Tutto si riduce allo scenario di guida. Maggiore è la velocità media, minore è l’effetto termico negativo e maggiori sono i guadagni aerodinamici che si ottengono. Al contrario, più basse sono le velocità medie, tradotto, quando si pedala tanto in salita, meno l’aerodinamica gioca il suo ruolo di protagonista. Di conseguenza, diventano più importanti il peso e la ventilazione. Bisogna tenere presente che, a velocità più elevate, un casco aerodinamico progettato correttamente può sembrare fresco quasi quanto un casco convenzionale, quindi in quello scenario non c’è margine per scendere a compromessi. Tutto sommato, la cosa più importante è identificare le condizioni di guida e scegliere il casco in base a quelle.

Alberto Dainese al suo debutto al Tour (foto Instagram)
Alberto Dainese al suo debutto al Tour (foto Instagram)
Quanto influisce, in merito alla performance, l’aumento della temperatura nella zona della testa?

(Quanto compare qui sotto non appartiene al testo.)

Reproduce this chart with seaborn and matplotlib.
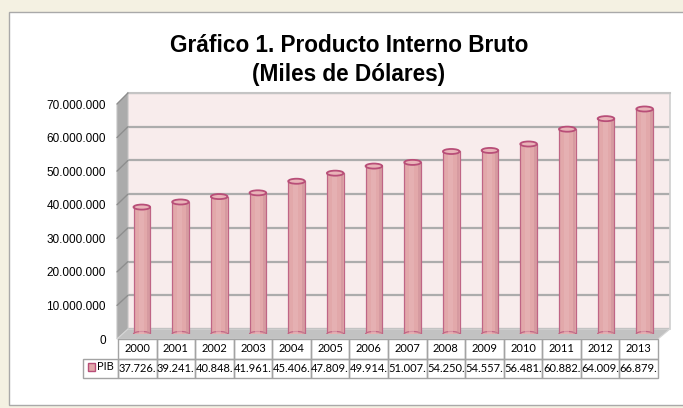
import numpy as np
import pandas as pd
import matplotlib
matplotlib.use("Agg")
import matplotlib.pyplot as plt
import seaborn as sns
from matplotlib.patches import Rectangle, Ellipse, Polygon
from matplotlib.lines import Line2D

# Data (thousands of USD)
years = ["2000", "2001", "2002", "2003", "2004", "2005", "2006",
         "2007", "2008", "2009", "2010", "2011", "2012", "2013"]
pib = [37726000, 39241000, 40848000, 41961000, 45406000, 47809000, 49914000,
       51007000, 54250000, 54557000, 56481000, 60882000, 64009000, 66879000]
y_ticks = [0, 10000000, 20000000, 30000000, 40000000, 50000000, 60000000, 70000000]
series_name = "PIB"
title = "Gráfico 1. Producto Interno Bruto\n(Miles de Dólares)"

W, H = 683, 408


def fx(x):
    return x / W


def fy(y):
    return 1 - y / H


def rect(x0, y0, x1, y1):
    return [fx(x0), fy(y1), (x1 - x0) / W, (y1 - y0) / H]


def dots(v):
    return f"{v:,.0f}".replace(",", ".")


sns.set_theme(style="white")
plt.rcParams["font.family"] = ["Liberation Sans", "DejaVu Sans"]
plt.rcParams["text.color"] = "black"
plt.rcParams["ytick.color"] = "black"

fig = plt.figure(figsize=(W / 100, H / 100), dpi=100)
fig.patch.set_facecolor("#F4F1E2")

# white chart panel (runs off the right edge)
fig.patches.append(Rectangle((fx(9), fy(405)), (700 - 9) / W, (405 - 12) / H,
                             transform=fig.transFigure, facecolor="white",
                             edgecolor="#A9A9A9", linewidth=1.0, zorder=-10))

fig.text(fx(349), fy(60), title, ha="center", va="center",
         fontsize=16.3, fontweight="bold", linespacing=1.3)

# back wall
ax_back = fig.add_axes(rect(128, 93, 670, 329))
ax_back.set_zorder(-6)
ax_back.set_facecolor("#F8ECEC")
ax_back.set_ylim(0, 70000000)
ax_back.set_xlim(0, 1)
ax_back.set_yticks(y_ticks)
ax_back.set_xticks([])
ax_back.tick_params(left=False, labelleft=False)
ax_back.grid(axis="y", color="#ACACAC", linewidth=1.6)
for s in ax_back.spines.values():
    s.set_visible(False)
ax_back.spines["top"].set_visible(True)
ax_back.spines["top"].set_color("#C4C4C4")
ax_back.spines["top"].set_linewidth(1.5)
ax_back.spines["right"].set_visible(True)
ax_back.spines["right"].set_color("#D0D0D0")

# side wall and floor
fig.patches.append(Polygon([(fx(117), fy(104)), (fx(128), fy(93)), (fx(128), fy(329)),
                            (fx(117), fy(339))], closed=True, transform=fig.transFigure,
                           facecolor="#ABABAB", edgecolor="#C4C4C4", linewidth=0.8, zorder=-5))
fig.patches.append(Polygon([(fx(117), fy(339)), (fx(128), fy(329)), (fx(670), fy(329)),
                            (fx(658), fy(339))], closed=True, transform=fig.transFigure,
                           facecolor="#C2C2C2", edgecolor="#D6D6D6", linewidth=0.8, zorder=-5))

# front plane (tick labels + data table)
ax_front = fig.add_axes(rect(117, 104, 658, 339))
ax_front.patch.set_alpha(0)
ax_front.set_ylim(0, 70000000)
ax_front.set_xlim(0, 1)
ax_front.set_xticks([])
ax_front.set_yticks(y_ticks)
ax_front.set_yticklabels([dots(v) for v in y_ticks], fontsize=8.5)
ax_front.tick_params(axis="y", length=0, pad=8)
for s in ax_front.spines.values():
    s.set_visible(False)

# slanted grid lines on side wall
inv = fig.transFigure.inverted()
for v in y_ticks[1:]:
    xb, yb = inv.transform(ax_back.transData.transform((0, v)))
    xf, yf = inv.transform(ax_front.transData.transform((0, v)))
    fig.lines.append(Line2D([xf, xb], [yf, yb], transform=fig.transFigure,
                            color="#8E8E8E", linewidth=1.0, zorder=-4))

# bars (mid depth plane)
ax = fig.add_axes(rect(122.5, 98.5, 664, 334))
ax.set_zorder(1)
ax.patch.set_alpha(0)
df = pd.DataFrame({"year": years, "pib": pib})
sns.barplot(data=df, x="year", y="pib", ax=ax, color="#E2A8AA", width=0.43,
            edgecolor="#BF6585", linewidth=0.9, saturation=1)
ax.set_ylim(0, 70000000)
ax.set_xlim(-0.5, len(years) - 0.5)
ax.set_axis_off()

cap_h = 1500000
for p in list(ax.patches):
    x0, w, top = p.get_x(), p.get_width(), p.get_height()
    ax.add_patch(Rectangle((x0 + w * 0.3, 0), w * 0.3, top,
                           facecolor="#E9B9BB", edgecolor="none", alpha=0.5, zorder=3))
    ax.add_patch(Rectangle((x0 + w * 0.82, 0), w * 0.16, top,
                           facecolor="#CB8D97", edgecolor="none", alpha=0.5, zorder=3))
    ax.add_patch(Ellipse((x0 + w / 2, 0), w, cap_h, facecolor="#E2A8AA",
                         edgecolor="#BF6585", linewidth=0.9, zorder=2))
    ax.add_patch(Ellipse((x0 + w / 2, top), w, cap_h, facecolor="#E9B3B8",
                         edgecolor="#B84E78", linewidth=1.3, zorder=4))

# data table
aw = 658 - 117
ah = 339 - 104
cell_text = [[""] + years, [""] + [dots(v)[:7] for v in pib]]
col_w = [35 / aw] + [(658 - 118) / 14 / aw] * 14
tbl = ax_front.table(cellText=cell_text, colWidths=col_w, cellLoc="center",
                     bbox=[(83 - 117) / aw, (339 - 378) / ah, (658 - 83) / aw, (378 - 339) / ah])
tbl.auto_set_font_size(False)
for (r, c), cell in tbl.get_celld().items():
    cell.set_edgecolor("#A3A3A3")
    cell.set_linewidth(1.0)
    cell.set_facecolor("none")
    cell.get_text().set_fontsize(8.0)
    cell.get_text().set_fontfamily(["Lato", "DejaVu Sans"])
    cell.PAD = 0.02
tbl[0, 0].visible_edges = ""

fig.patches.append(Rectangle((fx(88), fy(371)), 7 / W, 8 / H, transform=fig.transFigure,
                             facecolor="#E2A8AA", edgecolor="#B84E78", linewidth=1.0, zorder=5))
fig.text(fx(97), fy(367), series_name, ha="left", va="center", fontsize=8.0,
         family=["Lato", "DejaVu Sans"])

fig.savefig("out.png", dpi=100, facecolor=fig.get_facecolor())
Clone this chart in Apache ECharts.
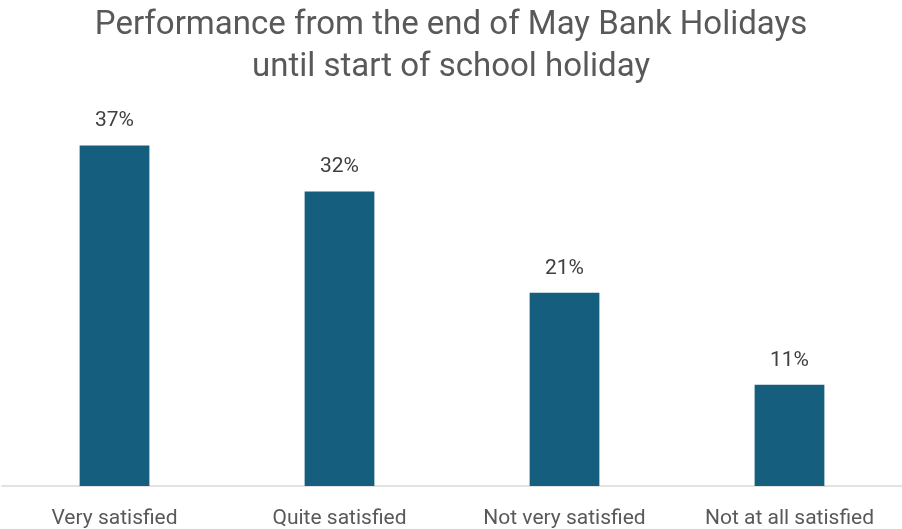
<!DOCTYPE html>
<html><head><meta charset="utf-8">
<script src="https://cdn.jsdelivr.net/npm/echarts@6/dist/echarts.min.js"></script>
<style>html,body{margin:0;padding:0;background:#fff}#c{width:902px;height:529px}</style>
</head><body><div id="c"></div>
<script>
const categories = ["Very satisfied", "Quite satisfied", "Not very satisfied", "Not at all satisfied"];
const values = [37, 32, 21, 11];
const titleText = "Performance from the end of May Bank Holidays\nuntil start of school holiday";

const chart = echarts.init(document.getElementById('c'), null, {renderer: 'canvas'});
chart.setOption({
  animation: false,
  title: {
    text: titleText, left: 'center', top: 0,
    textStyle: {fontFamily: 'Roboto', fontWeight: 'normal', fontSize: 33, color: '#595959', lineHeight: 42}
  },
  grid: {left: 2, right: 0, top: 118, bottom: 41, containLabel: false},
  xAxis: {
    type: 'category', data: categories,
    axisLine: {lineStyle: {color: '#d9d9d9', width: 1.5}},
    axisTick: {show: false},
    axisLabel: {fontFamily: 'Roboto', fontSize: 21, color: '#595959', margin: 22, interval: 0}
  },
  yAxis: {type: 'value', min: 0, max: 40, show: false, splitLine: {show: false}},
  series: [{
    type: 'bar', data: values, barWidth: '31%',
    itemStyle: {color: '#155E7E'},
    label: {show: true, position: 'top', distance: 14, formatter: '{c}%', fontFamily: 'Roboto', fontSize: 21, color: '#404040'}
  }]
});
</script></body></html>
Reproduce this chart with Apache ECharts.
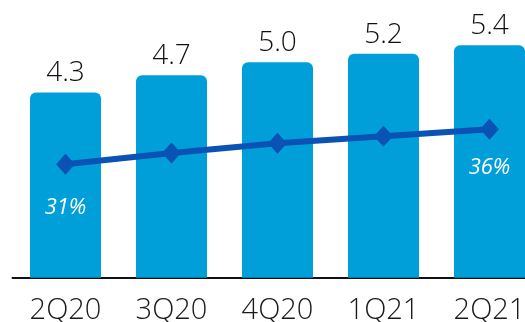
<!DOCTYPE html>
<html>
<head>
<meta charset="utf-8">
<script src="https://cdn.jsdelivr.net/npm/echarts@6/dist/echarts.min.js"></script>
<style>
  html, body { margin: 0; padding: 0; background: #ffffff; overflow: hidden; }
  #chart { width: 525px; height: 322px; }
</style>
</head>
<body>
<div id="chart"></div>
<script>
// Quarters along the category axis
const quarters = ['2Q20', '3Q20', '4Q20', '1Q21', '2Q21'];
// Bar values (left axis)
const barValues = [4.3, 4.7, 5.0, 5.2, 5.4];
// Ratio line values in percent (right axis)
const ratioValues = [31, 32.6, 34.0, 35.0, 36];
// Which ratio points carry a label
const ratioLabelled = [true, false, false, false, true];
const ratioLabelGap = [22, 0, 0, 0, 17];

const FONT = '"Open Sans", "Noto Sans", sans-serif';
const BAR_COLOR = '#009fda';
const LINE_COLOR = '#0b52b5';

const chart = echarts.init(document.getElementById('chart'), null, { renderer: 'canvas' });

const lineData = ratioValues.map((v, i) => ({
  value: v,
  label: {
    show: ratioLabelled[i],
    position: 'bottom',
    distance: ratioLabelGap[i],
    formatter: p => Math.round(p.value) + '%'
  }
}));

chart.setOption({
  animation: false,
  backgroundColor: '#ffffff',
  // the plot runs past the right edge, so the last bar is cut off
  grid: {
    left: 12.5, top: 19.3, width: 530, height: 258.4,
    containLabel: false, outerBoundsMode: 'none'
  },
  xAxis: {
    type: 'category',
    data: quarters,
    axisLine: { show: true, lineStyle: { color: '#111111', width: 2 } },
    axisTick: { show: false },
    axisLabel: { color: '#1a1a1a', fontSize: 29, fontWeight: 300, fontFamily: FONT, margin: 19 }
  },
  yAxis: [
    { type: 'value', min: 0, max: 6, show: false, splitLine: { show: false } },
    { type: 'value', min: 14.8, max: 51.71, show: false, splitLine: { show: false } }
  ],
  series: [
    {
      type: 'bar',
      data: barValues,
      yAxisIndex: 0,
      barCategoryGap: '33%',
      itemStyle: { color: BAR_COLOR, borderRadius: [6, 6, 0, 0] },
      label: {
        show: true,
        position: 'top',
        distance: 5,
        color: '#111111',
        fontSize: 28,
        fontWeight: 300,
        fontFamily: FONT,
        formatter: p => p.value.toFixed(1)
      }
    },
    {
      type: 'line',
      data: lineData,
      yAxisIndex: 1,
      symbol: 'diamond',
      symbolSize: [19, 21],
      lineStyle: { color: LINE_COLOR, width: 6 },
      itemStyle: { color: LINE_COLOR },
      label: {
        color: '#ffffff',
        fontSize: 22,
        fontStyle: 'italic',
        fontWeight: 'normal',
        fontFamily: FONT
      },
      z: 3
    }
  ]
});
</script>
</body>
</html>
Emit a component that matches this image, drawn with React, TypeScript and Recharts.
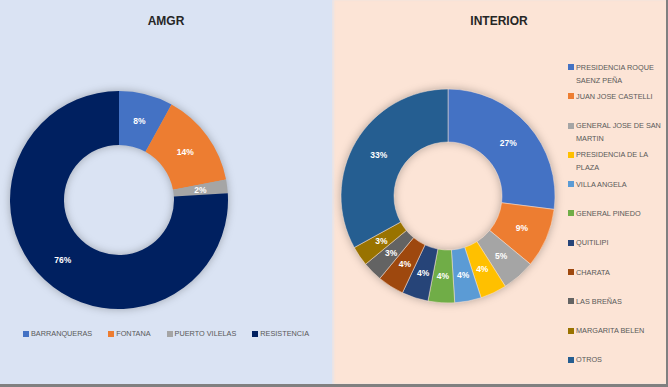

Il caldo ha un impatto sulle prestazioni a prescindere, psicologiche e fisiologiche. Ci sono un certo numero di articoli scientifici che trattano questo argomento. Senza uno scenario e presupposti specifici, è impossibile quantificare l’impatto della temperatura sulle prestazioni. Sappiamo anche che il calore colpisce diversi atleti in modi diversi, ogni individuo ha una tolleranza diversa.

Per l’utilizzatore, esiste un modo, anche empirico, per capire quanto un casco può essere efficiente, nei termini di ventilazione ed aerodinamica?

E’ molto difficile dare una risposta tangibile, perché ci sono tante variabili in gioco. Per avere delle rilevazioni precise, lo strumento potrebbe essere un test nella galleria del vento.